:: Task directions ::
Transcribe the records that follow. Keep every word exactly, and drop the pictures.
|---|
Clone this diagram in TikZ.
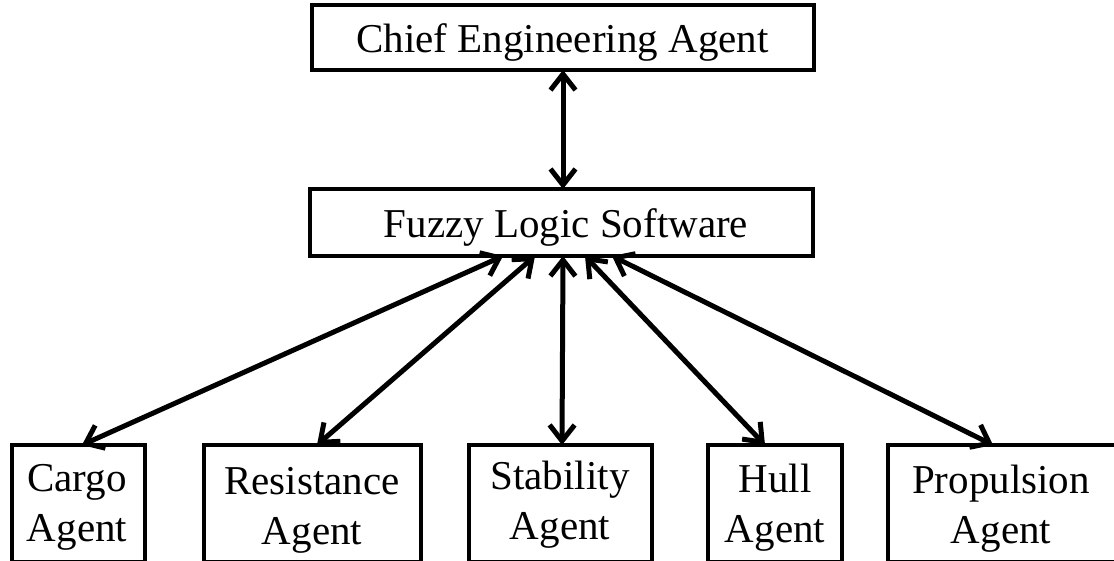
\documentclass[tikz,border=0pt]{standalone}
\usepackage{fontspec}
\setmainfont{Liberation Serif}
\usetikzlibrary{arrows.meta}
\begin{document}
\begin{tikzpicture}[x=1pt,y=-1pt,
  box/.style={draw=black,line width=4pt,rectangle,inner sep=0pt,outer sep=0pt},
  lbl/.style={inner sep=0pt,align=center,text=black,font=\fontsize{41}{50}\selectfont},
  link/.style={line width=5pt,{Straight Barb[length=16pt,width=25pt]}-{Straight Barb[length=16pt,width=25pt]}}]
\useasboundingbox (0,0) rectangle (1114,560);
\clip (0,0) rectangle (1114,560);
% boxes
\node[box,minimum width=502pt,minimum height=65pt] (chief) at (563,37.5) {};
\node[box,minimum width=503pt,minimum height=67pt] (fuzzy) at (561.5,222.5) {};
\node[box,minimum width=133pt,minimum height=117pt] (cargo) at (78.5,503.5) {};
\node[box,minimum width=217pt,minimum height=117pt] (resist) at (312.5,503.5) {};
\node[box,minimum width=183pt,minimum height=117pt] (stab) at (560.5,503.5) {};
\node[box,minimum width=134pt,minimum height=117pt] (hull) at (775,503.5) {};
\node[box,minimum width=228pt,minimum height=117pt] (prop) at (1002,503.5) {};
% labels
\node[lbl] (chiefT) at (562.5,42.5) {Chief Engineering Agent};
\node[lbl] (fuzzyT) at (566,227.5) {Fuzzy Logic Software};
\node[lbl] (cargoT) at (77,507) {Cargo\\Agent};
\node[lbl] (resistT) at (312,510) {Resistance\\Agent};
\node[lbl] (stabT) at (560,505) {Stability\\Agent};
\node[lbl] (hullT) at (775,508) {Hull\\Agent};
\node[lbl] (propT) at (1001,509) {Propulsion\\Agent};
% connectors
\draw[link] (chief.south) -- ([xshift=1.5pt]fuzzy.north);
\draw[link] ([xshift=-58.5pt]fuzzy.south) -- ([xshift=3.5pt]cargo.north);
\draw[link] ([xshift=-26.5pt]fuzzy.south) -- ([xshift=4.5pt]resist.north);
\draw[link] ([xshift=1.5pt]fuzzy.south) -- ([xshift=1.5pt]stab.north);
\draw[link] ([xshift=23.5pt]fuzzy.south) -- ([xshift=-10pt]hull.north);
\draw[link] ([xshift=50.5pt]fuzzy.south) -- ([xshift=-9pt]prop.north);
\end{tikzpicture}
\end{document}
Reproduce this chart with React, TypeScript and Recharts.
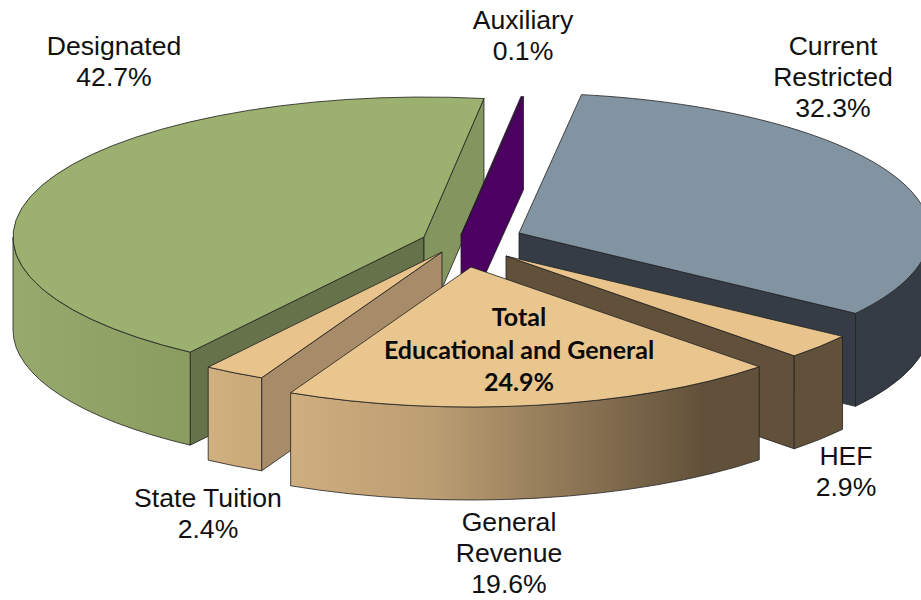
|---|
:: Task answer ::
Clone this diagram in TikZ.
\documentclass[tikz,border=0pt]{standalone}
\usepackage{fontspec}
\setmainfont{Liberation Serif}
\usetikzlibrary{arrows.meta}
\begin{document}
\begin{tikzpicture}[x=1pt,y=-1pt,
  box/.style={draw=black,line width=4pt,rectangle,inner sep=0pt,outer sep=0pt},
  lbl/.style={inner sep=0pt,align=center,text=black,font=\fontsize{41}{50}\selectfont},
  link/.style={line width=5pt,{Straight Barb[length=16pt,width=25pt]}-{Straight Barb[length=16pt,width=25pt]}}]
\useasboundingbox (0,0) rectangle (1114,560);
\clip (0,0) rectangle (1114,560);
% boxes
\node[box,minimum width=502pt,minimum height=65pt] (chief) at (563,37.5) {};
\node[box,minimum width=503pt,minimum height=67pt] (fuzzy) at (561.5,222.5) {};
\node[box,minimum width=133pt,minimum height=117pt] (cargo) at (78.5,503.5) {};
\node[box,minimum width=217pt,minimum height=117pt] (resist) at (312.5,503.5) {};
\node[box,minimum width=183pt,minimum height=117pt] (stab) at (560.5,503.5) {};
\node[box,minimum width=134pt,minimum height=117pt] (hull) at (775,503.5) {};
\node[box,minimum width=228pt,minimum height=117pt] (prop) at (1002,503.5) {};
% labels
\node[lbl] (chiefT) at (562.5,42.5) {Chief Engineering Agent};
\node[lbl] (fuzzyT) at (566,227.5) {Fuzzy Logic Software};
\node[lbl] (cargoT) at (77,507) {Cargo\\Agent};
\node[lbl] (resistT) at (312,510) {Resistance\\Agent};
\node[lbl] (stabT) at (560,505) {Stability\\Agent};
\node[lbl] (hullT) at (775,508) {Hull\\Agent};
\node[lbl] (propT) at (1001,509) {Propulsion\\Agent};
% connectors
\draw[link] (chief.south) -- ([xshift=1.5pt]fuzzy.north);
\draw[link] ([xshift=-58.5pt]fuzzy.south) -- ([xshift=3.5pt]cargo.north);
\draw[link] ([xshift=-26.5pt]fuzzy.south) -- ([xshift=4.5pt]resist.north);
\draw[link] ([xshift=1.5pt]fuzzy.south) -- ([xshift=1.5pt]stab.north);
\draw[link] ([xshift=23.5pt]fuzzy.south) -- ([xshift=-10pt]hull.north);
\draw[link] ([xshift=50.5pt]fuzzy.south) -- ([xshift=-9pt]prop.north);
\end{tikzpicture}
\end{document}
Reproduce this chart with React, TypeScript and Recharts.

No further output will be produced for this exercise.